REQUEST
Set down, exactly as written, the lines from the top of the data to the line that holds "var yTicks = [-10, -5, 0, 5, 10];", and omit the pictures.
++++++++
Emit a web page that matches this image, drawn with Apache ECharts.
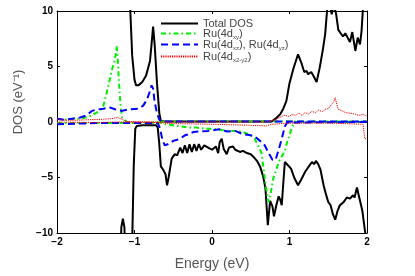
<!DOCTYPE html>
<html>
<head>
<meta charset="utf-8">
<script src="https://cdn.jsdelivr.net/npm/echarts@6/dist/echarts.min.js"></script>
<style>html,body{margin:0;padding:0;background:#fff;}#c{width:415px;height:276px;}</style>
</head>
<body>
<div id="c"></div>
<script>
// ---- data (energy in eV, DOS in 1/eV) ----
var xTicks = [-2, -1, 0, 1, 2];
var yTicks = [-10, -5, 0, 5, 10];

var totalUpE = [-2, -1.1, -1.06, -1.03, -1.0, -0.98, -0.95, -0.9, -0.85, -0.8, -0.78, -0.76, -0.74, -0.71, -0.68, -0.66, -0.6, 0.0, 0.77, 0.82, 0.88, 0.92, 0.96, 1.0, 1.05, 1.11, 1.15, 1.19, 1.22, 1.24, 1.28, 1.31, 1.35, 1.39, 1.43, 1.46, 1.49, 1.52, 1.545, 1.57, 1.6, 1.63, 1.66, 1.69, 1.72, 1.74, 1.78, 1.81, 1.85, 1.88, 1.91, 1.93, 1.95, 2.0];
var totalUpV = [14, 14, 11, 6, 3.8, 3.3, 3.3, 3.6, 4.2, 5.5, 7.0, 8.6, 7.0, 3.5, 0.8, 0.1, 0.05, 0.05, 0.05, 0.3, 0.7, 1.2, 1.9, 3.5, 4.8, 6.1, 5.4, 4.5, 4.6, 4.3, 4.5, 4.15, 3.6, 4.9, 6.5, 7.9, 10.5, 10.5, 9.7, 10.5, 9.8, 8.3, 8.0, 7.7, 8.0, 7.9, 7.2, 8.1, 6.4, 7.6, 7.0, 8.2, 10.5, 14];

var totalDnE = [-2, -1.19, -1.17, -1.15, -1.13, -1.11, -1.04, -1.03, -1.01, -0.99, -0.97, -0.9, -0.8, -0.72, -0.7, -0.68, -0.66, -0.63, -0.6, -0.58, -0.56, -0.52, -0.48, -0.45, -0.41, -0.38, -0.35, -0.32, -0.29, -0.26, -0.23, -0.2, -0.17, -0.14, -0.1, -0.05, 0.0, 0.05, 0.08, 0.1, 0.125, 0.15, 0.19, 0.22, 0.27, 0.3, 0.36, 0.4, 0.45, 0.5, 0.53, 0.58, 0.62, 0.66, 0.69, 0.72, 0.75, 0.78, 0.8, 0.83, 0.86, 0.88, 0.9, 0.92, 0.94, 0.98, 1.02, 1.06, 1.11, 1.15, 1.2, 1.25, 1.29, 1.32, 1.34, 1.37, 1.4, 1.44, 1.47, 1.5, 1.53, 1.56, 1.59, 1.62, 1.65, 1.7, 1.74, 1.78, 1.82, 1.84, 1.87, 1.89, 1.91, 1.94, 1.97, 2.0];
var totalDnV = [-14, -14, -9.5, -8.7, -9.5, -14, -14, -11, -4, -0.6, -0.35, -0.3, -0.3, -0.3, -0.5, -2, -4.0, -4.3, -4.7, -5.7, -5.0, -3.3, -2.9, -3.0, -2.3, -2.8, -2.1, -2.8, -2.0, -2.7, -2.0, -2.6, -2.0, -2.5, -2.1, -2.3, -2.5, -2.2, -2.8, -1.8, -1.5, -2.4, -2.9, -2.3, -2.2, -2.5, -2.7, -2.6, -2.8, -2.9, -3.1, -3.5, -4.0, -4.9, -6.0, -9.3, -7.1, -7.6, -8.5, -7.5, -6.7, -7.0, -7.5, -5.5, -3.6, -3.9, -4.2, -5.0, -5.7, -5.2, -4.5, -4.0, -3.6, -3.8, -3.5, -3.8, -4.3, -5.7, -6.5, -7.2, -7.5, -8.3, -8.8, -8.0, -7.5, -7.2, -6.8, -6.9, -6.6, -6.8, -5.9, -6.5, -7.1, -8.0, -9.6, -11];

var dxyUpE = [-2, -1.9, -1.8, -1.7, -1.6, -1.55, -1.5, -1.45, -1.4, -1.36, -1.32, -1.29, -1.26, -1.245, -1.23, -1.215, -1.2, -1.18, -1.16, -1.1, -1.0, -0.9, -0.8, -0.7, -0.6, 2.0];
var dxyUpV = [0.3, 0.2, 0.3, 0.3, 0.45, 0.6, 0.8, 1.0, 1.5, 2.6, 3.8, 4.75, 5.4, 6.0, 6.85, 5.5, 3.5, 1.5, 0.4, 0.0, -0.1, -0.05, -0.1, 0.0, 0.05, 0.05];

var dxyDnE = [-2, -1.5, -1.0, -0.66, -0.6, -0.5, -0.4, -0.3, -0.2, -0.1, 0.0, 0.1, 0.2, 0.3, 0.4, 0.5, 0.55, 0.6, 0.64, 0.67, 0.7, 0.73, 0.76, 0.79, 0.83, 0.86, 0.9, 0.94, 0.97, 1.0, 1.03, 1.06, 1.1, 2.0];
var dxyDnV = [-0.1, -0.1, -0.1, -0.05, -0.2, -0.3, -0.4, -0.5, -0.5, -0.6, -0.6, -0.7, -0.8, -0.8, -0.9, -1.2, -1.5, -2.2, -2.8, -4.5, -6.0, -7.2, -6.3, -5.1, -4.3, -3.6, -3.1, -2.6, -1.8, -1.2, -0.5, -0.1, 0.0, 0.0];

var dxzUpE = [-2, -1.9, -1.8, -1.7, -1.62, -1.55, -1.5, -1.4, -1.32, -1.25, -1.17, -1.1, -1.04, -0.95, -0.89, -0.84, -0.8, -0.78, -0.76, -0.74, -0.71, -0.68, -0.65, 2.0];
var dxzUpV = [0.3, 0.2, 0.3, 0.4, 0.6, 1.0, 1.1, 1.2, 1.3, 1.15, 1.0, 1.1, 1.15, 1.2, 1.45, 2.0, 2.8, 3.3, 3.0, 1.8, 0.8, 0.2, 0.05, 0.05];

var dxzDnE = [-2, -1.5, -1.0, -0.7, -0.67, -0.64, -0.61, -0.57, -0.5, -0.45, -0.41, -0.35, -0.3, -0.24, -0.15, -0.05, 0.05, 0.1, 0.19, 0.3, 0.4, 0.5, 0.55, 0.62, 0.68, 0.73, 0.78, 0.82, 0.86, 0.9, 0.94, 0.97, 2.0];
var dxzDnV = [-0.2, -0.1, -0.1, -0.1, -0.6, -1.6, -2.1, -2.0, -1.7, -1.6, -1.5, -1.2, -1.1, -0.9, -0.85, -0.8, -0.7, -0.65, -0.85, -0.8, -1.1, -1.2, -1.3, -1.7, -2.1, -2.8, -3.4, -3.4, -2.5, -1.5, -0.4, -0.05, 0.0];

var dx2UpE = [-2, -1.8, -1.6, -1.4, -1.3, -1.22, -1.18, -1.1, -0.7, 0.7, 0.77, 0.84, 0.9, 0.94, 1.0, 1.03, 1.08, 1.12, 1.16, 1.2, 1.25, 1.29, 1.33, 1.38, 1.42, 1.46, 1.5, 1.545, 1.57, 1.59, 1.61, 1.63, 1.68, 1.72, 1.78, 1.85, 1.9, 1.95, 2.0];
var dx2UpV = [0.2, 0.15, 0.2, 0.25, 0.3, 0.4, 0.3, 0.05, 0.0, 0.0, 0.1, 0.3, 0.5, 0.6, 0.5, 0.7, 0.6, 0.8, 0.6, 0.85, 0.7, 1.0, 0.8, 1.1, 0.9, 1.15, 1.2, 1.6, 1.8, 2.2, 1.6, 1.15, 1.0, 0.85, 0.8, 0.7, 0.6, 0.7, 0.5];

var dx2DnE = [-2, -1.5, -1.2, -0.7, -0.5, 0.0, 0.5, 0.7, 0.77, 1.0, 1.5, 1.95, 1.97, 2.0];
var dx2DnV = [0.0, -0.05, 0.0, -0.05, -0.15, -0.2, -0.3, -0.35, -0.2, -0.1, -0.1, -0.2, -1.5, -1.5];

var names = ['Total DOS', 'Ru(4d_xy)', 'Ru(4d_xz), Ru(4d_yz)', 'Ru(4d_x2-y2)'];
var legendText = {
  'Total DOS': 'Total DOS',
  'Ru(4d_xy)': 'Ru(4d{s|xy})',
  'Ru(4d_xz), Ru(4d_yz)': 'Ru(4d{s|xz}), Ru(4d{s|yz})',
  'Ru(4d_x2-y2)': 'Ru(4d{s|x2-y2})'
};

function pairs(E, V) { return E.map(function (e, i) { return [e, V[i]]; }); }
function fmt(v) { return String(v).replace('-', '\u2212'); }

var styles = {
  'Total DOS': { color: '#000000', width: 2, type: 'solid' },
  'Ru(4d_xy)': { color: '#00ee00', width: 2, type: [5, 3, 1.5, 3] },
  'Ru(4d_xz), Ru(4d_yz)': { color: '#0000ff', width: 2, type: [7, 4] },
  'Ru(4d_x2-y2)': { color: '#ff0000', width: 1, type: [1.2, 1] }
};

function mk(name, E, V) {
  var s = styles[name];
  return {
    name: name, type: 'line', data: pairs(E, V), symbol: 'none', smooth: false,
    clip: true, animation: false,
    lineStyle: { color: s.color, width: s.width, type: s.type },
    itemStyle: { color: s.color }
  };
}

var series = [
  mk(names[0], totalUpE, totalUpV),
  mk(names[0], totalDnE, totalDnV),
  mk(names[1], dxyUpE, dxyUpV),
  mk(names[1], dxyDnE, dxyDnV),
  mk(names[2], dxzUpE, dxzUpV),
  mk(names[2], dxzDnE, dxzDnV),
  mk(names[3], dx2UpE, dx2UpV),
  mk(names[3], dx2DnE, dx2DnV)
];

var legendTops = [18, 28, 39, 51];
var legends = names.map(function (n, i) {
  return {
    show: true,
    data: [n], left: 160, top: legendTops[i], orient: 'vertical',
    itemWidth: 37, itemHeight: 10, itemGap: 0, padding: 0,
    itemStyle: { opacity: 0 },
    formatter: function (name) { return legendText[name]; },
    textStyle: {
      color: '#444', fontSize: 11, fontFamily: 'Liberation Sans, Arial, sans-serif',
      rich: { s: { fontSize: 6, color: '#444', padding: [7, 0, 0, 0], fontFamily: 'Liberation Sans, Arial, sans-serif' } }
    }
  };
});

var axisFont = { color: '#000', fontSize: 10, fontWeight: 'bold', fontFamily: 'Liberation Sans, Arial, sans-serif' };
var lineSt = { onZero: false, lineStyle: { color: '#000', width: 1 } };
var tickSt = { inside: true, length: 3, lineStyle: { color: '#000' } };

var option = {
  backgroundColor: '#fff',
  animation: false,
  grid: { left: 57, right: 48, top: 11, bottom: 42, containLabel: false },
  legend: legends,
  xAxis: [{
    type: 'value', min: xTicks[0], max: xTicks[xTicks.length - 1], interval: 1,
    name: 'Energy (eV)', nameLocation: 'middle', nameGap: 24,
    nameTextStyle: { color: '#555', fontSize: 14, fontFamily: 'Liberation Sans, Arial, sans-serif' },
    axisLine: lineSt, axisTick: tickSt,
    axisLabel: Object.assign({ margin: 4, formatter: fmt }, axisFont),
    splitLine: { show: false }
  }, {
    type: 'value', position: 'top', min: xTicks[0], max: xTicks[xTicks.length - 1], interval: 1,
    axisLine: lineSt, axisTick: tickSt,
    axisLabel: { show: false }, splitLine: { show: false }
  }],
  yAxis: [{
    type: 'value', min: yTicks[0], max: yTicks[yTicks.length - 1], interval: 5,
    name: 'DOS (eV\u207B\u00B9)', nameLocation: 'middle', nameGap: 24, nameRotate: 90,
    nameTextStyle: { color: '#555', fontSize: 13, fontFamily: 'Liberation Sans, Arial, sans-serif', padding: [0, 0, 0, 40] },
    axisLine: lineSt, axisTick: tickSt,
    axisLabel: Object.assign({ margin: 4, formatter: fmt }, axisFont),
    splitLine: { show: false }
  }, {
    type: 'value', position: 'right', min: yTicks[0], max: yTicks[yTicks.length - 1], interval: 5,
    axisLine: { show: true, onZero: false, lineStyle: { color: '#000', width: 1 } },
    axisTick: { show: true, inside: true, length: 3, lineStyle: { color: '#000' } },
    axisLabel: { show: false }, splitLine: { show: false }
  }],
  series: series
};

var chart = echarts.init(document.getElementById('c'), null, { renderer: 'canvas' });
chart.setOption(option);
</script>
</body>
</html>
++++++++
FINAL RESULT
Emit a web page that matches this image, drawn with Apache ECharts.
<!DOCTYPE html>
<html>
<head>
<meta charset="utf-8">
<script src="https://cdn.jsdelivr.net/npm/echarts@6/dist/echarts.min.js"></script>
<style>html,body{margin:0;padding:0;background:#fff;}#c{width:415px;height:276px;}</style>
</head>
<body>
<div id="c"></div>
<script>
// ---- data (energy in eV, DOS in 1/eV) ----
var xTicks = [-2, -1, 0, 1, 2];
var yTicks = [-10, -5, 0, 5, 10];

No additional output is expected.